Но се! Из теста помещичьего изваянный Зевес
Не хочет свой «венок» вытаскивать из-за молчания завес.
Но тот ушами машет неприкаянно
И вытаскивает потомство Каина.
И тот, чья месть горда, надменна, высока,
В потомстве Каина не видит «ка».
Тот думает о том, кое счастливое лукошко
Лукомского холсты опрокинуло на неосторожного зеваку-прохожего.
И вдруг в его глазах – тщетно просящая о пощаде, вспыхивает,
                                                                          мяуча страшно, кошка,
Искажая облик лица в общем пригожего,
Тщательно застегнутого на золотые пуговицы.
Он был, как военный, строен и других выше.
Волосатое темя подобно колену.
Слабо улыбаются желтые зубы.
Смотрите! приподнялись длинные губы
И похотливо тянут гроб Верлена.
Мертвец кричит: «Ай-яй!
Я принимаю господ воров лишь в часы от первого письма
                                                                                   до срока смерти.
Я занят смертью, господа, и мой окончен прием.
Но вы идите к соседу.
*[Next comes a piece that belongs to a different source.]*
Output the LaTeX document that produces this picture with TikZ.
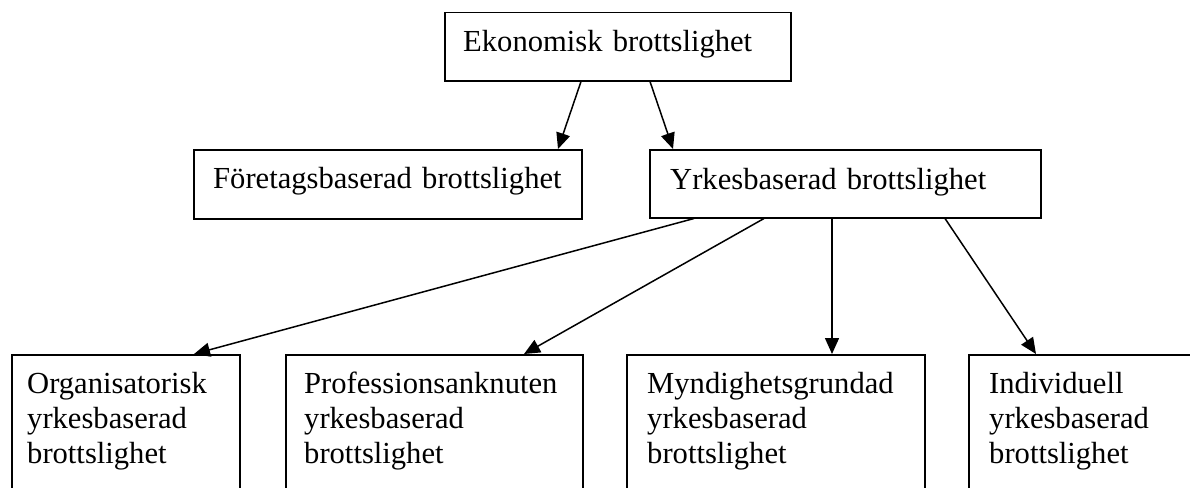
\documentclass[tikz,border=0pt]{standalone}
\usepackage{fontspec}
\setmainfont{Liberation Serif}
\usetikzlibrary{arrows.meta}
\begin{document}
\begin{tikzpicture}[x=1pt,y=-1pt,
  box/.style={draw=black,line width=1.5pt,rectangle,inner sep=0pt,anchor=north west,fill=none},
  txt/.style={inner sep=0pt,anchor=base west,font=\fontsize{30.6}{35.2}\selectfont,text width=600pt,align=left},
  arr/.style={line width=1.5pt,-{Triangle[length=16pt,width=14pt]}}]
\useasboundingbox (0,0) rectangle (1190,487);
\fill[white] (0,0) rectangle (1190,487);
\clip (0,0) rectangle (1190,487);
% boxes
\node[box,minimum width=346pt,minimum height=68pt] (top) at (444,12) {};
\node[box,minimum width=388pt,minimum height=69pt] (fb) at (193,149) {};
\node[box,minimum width=391pt,minimum height=68pt] (yb) at (649,149) {};
\node[box,minimum width=228pt,minimum height=160pt] (b1) at (11,354) {};
\node[box,minimum width=297pt,minimum height=160pt] (b2) at (285,354) {};
\node[box,minimum width=298pt,minimum height=160pt] (b3) at (626,354) {};
\node[box,minimum width=240pt,minimum height=160pt] (b4) at (968,354) {};
% texts
\node[txt] (topt) at (463,52) {Ekonomisk brottslighet};
\node[txt] (fbt) at (213,188) {Företagsbaserad brottslighet};
\node[txt] (ybt) at (670,189) {Yrkesbaserad brottslighet};
\node[txt] (b1t) at (27,393) {Organisatorisk\\yrkesbaserad\\brottslighet};
\node[txt] (b2t) at (304,393) {Professionsanknuten\\yrkesbaserad\\brottslighet};
\node[txt] (b3t) at (647,393) {Myndighetsgrundad\\yrkesbaserad\\brottslighet};
\node[txt] (b4t) at (989,393) {Individuell\\yrkesbaserad\\brottslighet};
% arrows
\draw[arr] ([xshift=137pt]top.south west) -- ([xshift=365pt]fb.north west);
\draw[arr] ([xshift=206pt]top.south west) -- ([xshift=24pt]yb.north west);
\draw[arr] ([xshift=45pt]yb.south west) -- ([xshift=183pt]b1.north west);
\draw[arr] ([xshift=115pt]yb.south west) -- ([xshift=239pt]b2.north west);
\draw[arr] ([xshift=183pt]yb.south west) -- ([xshift=206pt]b3.north west);
\draw[arr] ([xshift=296pt]yb.south west) -- ([xshift=68pt]b4.north west);
\end{tikzpicture}
\end{document}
Мы гостей передаем.
Дэлямюзик!»
Ему в ответ: «Друзья, валяй!
И дух в высотах кражей смерьте».
Верлен упорствует. Можно еще следовать
В очертании обуви и ее носка,
Или в искусстве обернуть шею упорством белого, как мука, куска,
Или в способе, как должна подаваться рука…
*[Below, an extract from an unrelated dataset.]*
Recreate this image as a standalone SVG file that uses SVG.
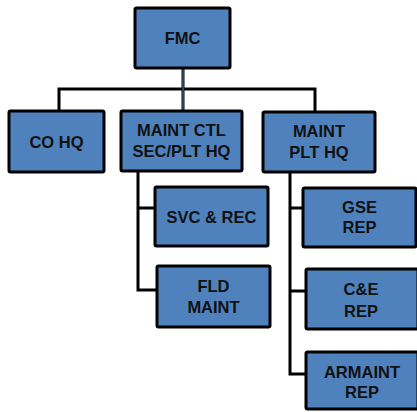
<svg xmlns="http://www.w3.org/2000/svg" width="417" height="412" viewBox="0 0 417 412">
<style>
.box{fill:#4F81BD;stroke:#000;stroke-width:3;}
.t{font-family:"Liberation Sans",Arial,sans-serif;font-weight:bold;font-size:16.5px;fill:#111;text-anchor:middle;}
.c{fill:none;stroke:#000;stroke-width:3;}
</style>
<rect width="417" height="412" fill="#fff"/>
<g id="connectors">
<path class="c" d="M59 111V89H315V112"/>
<line x1="183" y1="68" x2="183" y2="111" stroke="#000" stroke-width="3"/>
<line x1="183" y1="68" x2="183" y2="111" stroke="#4F81BD" stroke-width="1"/>
<path class="c" d="M138 171V290H157M138 208H155"/>
<path class="c" d="M290 172V374H306M290 208H303M290 291H306"/>
</g>
<g id="fmc"><rect class="box" x="135" y="8" width="95" height="60" rx="1.5"/><text class="t" x="182.5" y="43.5">FMC</text></g>
<g id="cohq"><rect class="box" x="9" y="111" width="95" height="61" rx="1.5"/><text class="t" x="56.5" y="147.5">CO HQ</text></g>
<g id="maintctl"><rect class="box" x="121" y="111" width="121" height="60" rx="1.5"/><text class="t" x="181.5" y="136">MAINT CTL</text><text class="t" x="181.5" y="157">SEC/PLT HQ</text></g>
<g id="maintplt"><rect class="box" x="263" y="112" width="112" height="60" rx="1.5"/><text class="t" x="319" y="137">MAINT</text><text class="t" x="319" y="157.5">PLT HQ</text></g>
<g id="svcrec"><rect class="box" x="155" y="187" width="113" height="59" rx="1.5"/><text class="t" x="211.5" y="222.5">SVC &amp; REC</text></g>
<g id="fldmaint"><rect class="box" x="157" y="266" width="113" height="61" rx="1.5"/><text class="t" x="213.5" y="291.5">FLD</text><text class="t" x="213.5" y="313">MAINT</text></g>
<g id="gserep"><rect class="box" x="303" y="188" width="113" height="59" rx="1.5"/><text class="t" x="359.5" y="212.5">GSE</text><text class="t" x="359.5" y="233">REP</text></g>
<g id="cerep"><rect class="box" x="306" y="269" width="112" height="60" rx="1.5"/><text class="t" x="361" y="295">C&amp;E</text><text class="t" x="361" y="316.5">REP</text></g>
<g id="armaintrep"><rect class="box" x="306" y="352" width="112" height="57" rx="1.5"/><text class="t" x="362" y="378">ARMAINT</text><text class="t" x="362" y="398">REP</text></g>
</svg>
Но если кто в области, свободной исконно,
Следует, вяло и сонно, закройщика законам, –
Пусть этот закройщик и из Парижа –
В том неизменно воскресает рыжий.
Или мы нуждаемся в искусственных – веке, носе и глазе?
Тогда Россия – зрелище, благодарное для богомаза.
В ней они увидеть должны жизнь в день страшного суда,
Когда все звало: «Смерть, скорей, от мук целя, сюда, сюда!»
Бедный Верлен, поданный кошкой
На блюде ее верных искусств!
Рот, разверзавшийся для пищи, как любопытного окошко –
Ныне пуст.
Я не согласен есть весенних кошек, которые так звонко
                                                                              некогда кричали,
Вместо ярко-красных с белыми глазами ягнят, умиравших дрожа,
Пусть кошки и поданы на человечьем сале –
Проказят кладбищ сторожа.
Думал ли, что кошек моря, он созидает моря
И морскую болезнь для путевого?
Вот обильная почва размышлений для
Стоящего с разинутым ртом полового.
И я не хочу отрицать существования изъяна,
Когда Верлен подан кошкой вместо русского Баяна.